- GIVEN MATERIAL:
=-=-=-=-=
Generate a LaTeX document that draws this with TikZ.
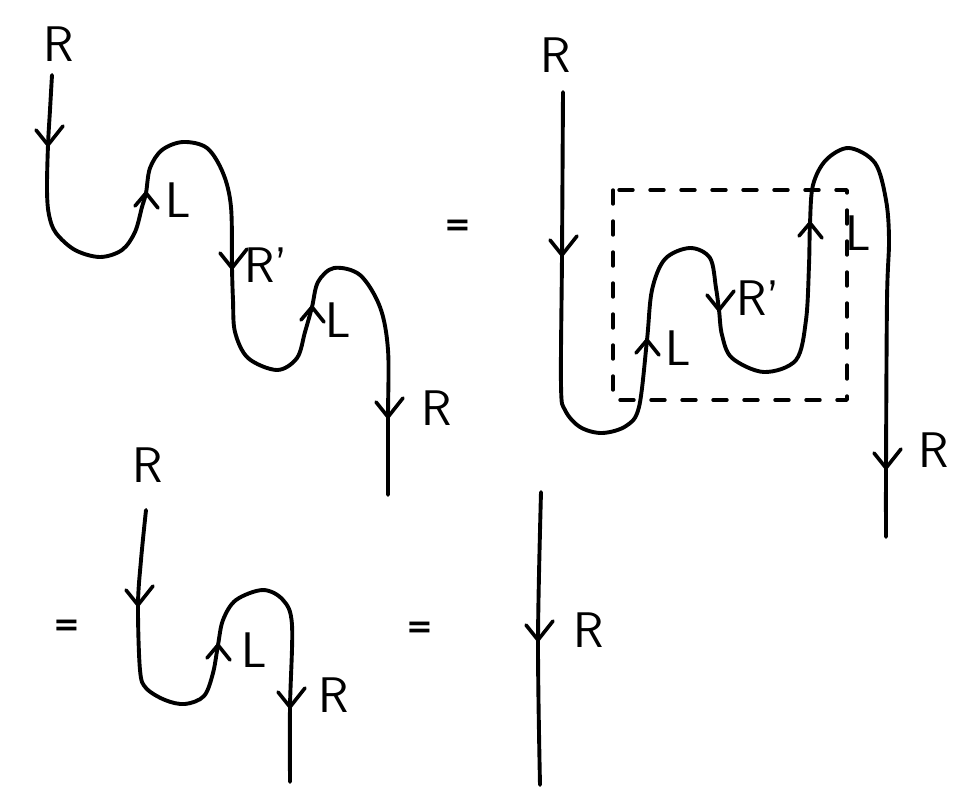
\documentclass[tikz,border=0pt]{standalone}
\usepackage{fontspec}
\newfontfamily\eqfont{DejaVu Sans}
\newcommand\downbarb[1]{\draw[barb] (#1) ++(-12,-15) -- (#1) -- ++(15,-19);}
\newcommand\upbarb[1]{\draw[barb] (#1) ++(-11,13) -- (#1) -- ++(12,15);}
\begin{document}
\begin{tikzpicture}[x=1pt,y=-1pt, line cap=round, line join=round,
  strand/.style={line width=3.9pt},
  barb/.style={line width=3.6pt},
  lbl/.style={font=\sffamily\fontsize{50}{50}\selectfont, inner sep=0pt},
  eqs/.style={font=\eqfont\bfseries\fontsize{32}{32}\selectfont, inner sep=0pt},
  box/.style={line width=3.4pt, dash pattern=on 14pt off 17pt}]
\useasboundingbox (0,0) rectangle (974,796);

% ---------- diagram 1 ----------
\coordinate (d1s) at (52,75);
\coordinate (d1a) at (48,145);
\coordinate (d1b) at (146,193);
\coordinate (d1c) at (232,268);
\coordinate (d1d) at (312,307);
\coordinate (d1e) at (388,417);
\coordinate (d1t) at (388,495);
\draw[strand] plot[smooth, tension=0.55] coordinates {(d1s) (50,110) (d1a) (47,190) (49,215) (56,233) (75,250) (100,257) (122,250) (135,232) (142,207) (d1b) (150,168) (162,150) (183,142) (207,148) (223,173) (231,207) (d1c) (233,300) (235,332) (248,358) (277,370) (297,358) (305,332) (d1d) (318,282) (334,268) (360,275) (380,307) (388,350) (d1e) (d1t)};
\downbarb{d1a}
\upbarb{d1b}
\downbarb{d1c}
\upbarb{d1d}
\downbarb{d1e}
\node[lbl] (r1a) at (59,44) {R};
\node[lbl] (l1a) at (178,200) {L};
\node[lbl] (r1b) at (266,265) {R'};
\node[lbl] (l1b) at (338,320) {L};
\node[lbl] (r1c) at (437,408) {R};

\node[eqs] (eq1) at (458,228) {=};

% ---------- diagram 2 ----------
\coordinate (d2s) at (563,92);
\coordinate (d2a) at (562,255);
\coordinate (d2b) at (647,340);
\coordinate (d2c) at (719,310);
\coordinate (d2d) at (810,223);
\coordinate (d2e) at (886,468);
\coordinate (d2t) at (886,537);
\draw[strand] plot[smooth, tension=0.55] coordinates {(d2s) (d2a) (561,385) (565,410) (580,427) (602,433) (626,426) (639,407) (d2b) (652,290) (665,259) (690,248) (710,258) (716,288) (d2c) (722,335) (732,358) (764,372) (796,360) (806,320) (809,265) (d2d) (813,185) (826,160) (849,148) (875,163) (886,200) (889,240) (887,300) (d2e) (d2t)};
\downbarb{d2a}
\upbarb{d2b}
\downbarb{d2c}
\upbarb{d2d}
\downbarb{d2e}
\coordinate (bx1) at (613,190);
\coordinate (bx2) at (847,400);
\draw[box] (bx1) rectangle (bx2);
\node[lbl] (r2a) at (556,55) {R};
\node[lbl] (l2a) at (678,348) {L};
\node[lbl] (r2b) at (758,298) {R'};
\node[lbl] (l2b) at (858,233) {L};
\node[lbl] (r2c) at (934,450) {R};

% ---------- diagram 3 ----------
\node[eqs] (eq2) at (67,628) {=};
\coordinate (d3s) at (146,510);
\coordinate (d3a) at (138,605);
\coordinate (d3b) at (218,645);
\coordinate (d3c) at (290,707);
\coordinate (d3t) at (290,782);
\draw[strand] plot[smooth, tension=0.55] coordinates {(d3s) (141,560) (d3a) (140,670) (146,688) (165,700) (185,704) (204,696) (213,673) (d3b) (223,620) (236,600) (263,590) (283,600) (292,625) (d3c) (d3t)};
\downbarb{d3a}
\upbarb{d3b}
\downbarb{d3c}
\node[lbl] (r3a) at (148,465) {R};
\node[lbl] (l3a) at (254,650) {L};
\node[lbl] (r3b) at (334,695) {R};

% ---------- diagram 4 ----------
\node[eqs] (eq3) at (420,630) {=};
\coordinate (d4s) at (541,492);
\coordinate (d4a) at (538,640);
\coordinate (d4t) at (540,785);
\draw[strand] plot[smooth, tension=0.55] coordinates {(d4s) (d4a) (d4t)};
\downbarb{d4a}
\node[lbl] (r4a) at (589,630) {R};
\end{tikzpicture}
\end{document}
=-=-=-=-=
- THE REQUEST: Drop the images and repeat the data exactly.

- SOLUTION TO THE PROBLEM:
Generate a LaTeX document that draws this with TikZ.
\documentclass[tikz,border=0pt]{standalone}
\usepackage{fontspec}
\newfontfamily\eqfont{DejaVu Sans}
\newcommand\downbarb[1]{\draw[barb] (#1) ++(-12,-15) -- (#1) -- ++(15,-19);}
\newcommand\upbarb[1]{\draw[barb] (#1) ++(-11,13) -- (#1) -- ++(12,15);}
\begin{document}
\begin{tikzpicture}[x=1pt,y=-1pt, line cap=round, line join=round,
  strand/.style={line width=3.9pt},
  barb/.style={line width=3.6pt},
  lbl/.style={font=\sffamily\fontsize{50}{50}\selectfont, inner sep=0pt},
  eqs/.style={font=\eqfont\bfseries\fontsize{32}{32}\selectfont, inner sep=0pt},
  box/.style={line width=3.4pt, dash pattern=on 14pt off 17pt}]
\useasboundingbox (0,0) rectangle (974,796);

% ---------- diagram 1 ----------
\coordinate (d1s) at (52,75);
\coordinate (d1a) at (48,145);
\coordinate (d1b) at (146,193);
\coordinate (d1c) at (232,268);
\coordinate (d1d) at (312,307);
\coordinate (d1e) at (388,417);
\coordinate (d1t) at (388,495);
\draw[strand] plot[smooth, tension=0.55] coordinates {(d1s) (50,110) (d1a) (47,190) (49,215) (56,233) (75,250) (100,257) (122,250) (135,232) (142,207) (d1b) (150,168) (162,150) (183,142) (207,148) (223,173) (231,207) (d1c) (233,300) (235,332) (248,358) (277,370) (297,358) (305,332) (d1d) (318,282) (334,268) (360,275) (380,307) (388,350) (d1e) (d1t)};
\downbarb{d1a}
\upbarb{d1b}
\downbarb{d1c}
\upbarb{d1d}
\downbarb{d1e}
\node[lbl] (r1a) at (59,44) {R};
\node[lbl] (l1a) at (178,200) {L};
\node[lbl] (r1b) at (266,265) {R'};
\node[lbl] (l1b) at (338,320) {L};
\node[lbl] (r1c) at (437,408) {R};

\node[eqs] (eq1) at (458,228) {=};

% ---------- diagram 2 ----------
\coordinate (d2s) at (563,92);
\coordinate (d2a) at (562,255);
\coordinate (d2b) at (647,340);
\coordinate (d2c) at (719,310);
\coordinate (d2d) at (810,223);
\coordinate (d2e) at (886,468);
\coordinate (d2t) at (886,537);
\draw[strand] plot[smooth, tension=0.55] coordinates {(d2s) (d2a) (561,385) (565,410) (580,427) (602,433) (626,426) (639,407) (d2b) (652,290) (665,259) (690,248) (710,258) (716,288) (d2c) (722,335) (732,358) (764,372) (796,360) (806,320) (809,265) (d2d) (813,185) (826,160) (849,148) (875,163) (886,200) (889,240) (887,300) (d2e) (d2t)};
\downbarb{d2a}
\upbarb{d2b}
\downbarb{d2c}
\upbarb{d2d}
\downbarb{d2e}
\coordinate (bx1) at (613,190);
\coordinate (bx2) at (847,400);
\draw[box] (bx1) rectangle (bx2);
\node[lbl] (r2a) at (556,55) {R};
\node[lbl] (l2a) at (678,348) {L};
\node[lbl] (r2b) at (758,298) {R'};
\node[lbl] (l2b) at (858,233) {L};
\node[lbl] (r2c) at (934,450) {R};

% ---------- diagram 3 ----------
\node[eqs] (eq2) at (67,628) {=};
\coordinate (d3s) at (146,510);
\coordinate (d3a) at (138,605);
\coordinate (d3b) at (218,645);
\coordinate (d3c) at (290,707);
\coordinate (d3t) at (290,782);
\draw[strand] plot[smooth, tension=0.55] coordinates {(d3s) (141,560) (d3a) (140,670) (146,688) (165,700) (185,704) (204,696) (213,673) (d3b) (223,620) (236,600) (263,590) (283,600) (292,625) (d3c) (d3t)};
\downbarb{d3a}
\upbarb{d3b}
\downbarb{d3c}
\node[lbl] (r3a) at (148,465) {R};
\node[lbl] (l3a) at (254,650) {L};
\node[lbl] (r3b) at (334,695) {R};

% ---------- diagram 4 ----------
\node[eqs] (eq3) at (420,630) {=};
\coordinate (d4s) at (541,492);
\coordinate (d4a) at (538,640);
\coordinate (d4t) at (540,785);
\draw[strand] plot[smooth, tension=0.55] coordinates {(d4s) (d4a) (d4t)};
\downbarb{d4a}
\node[lbl] (r4a) at (589,630) {R};
\end{tikzpicture}
\end{document}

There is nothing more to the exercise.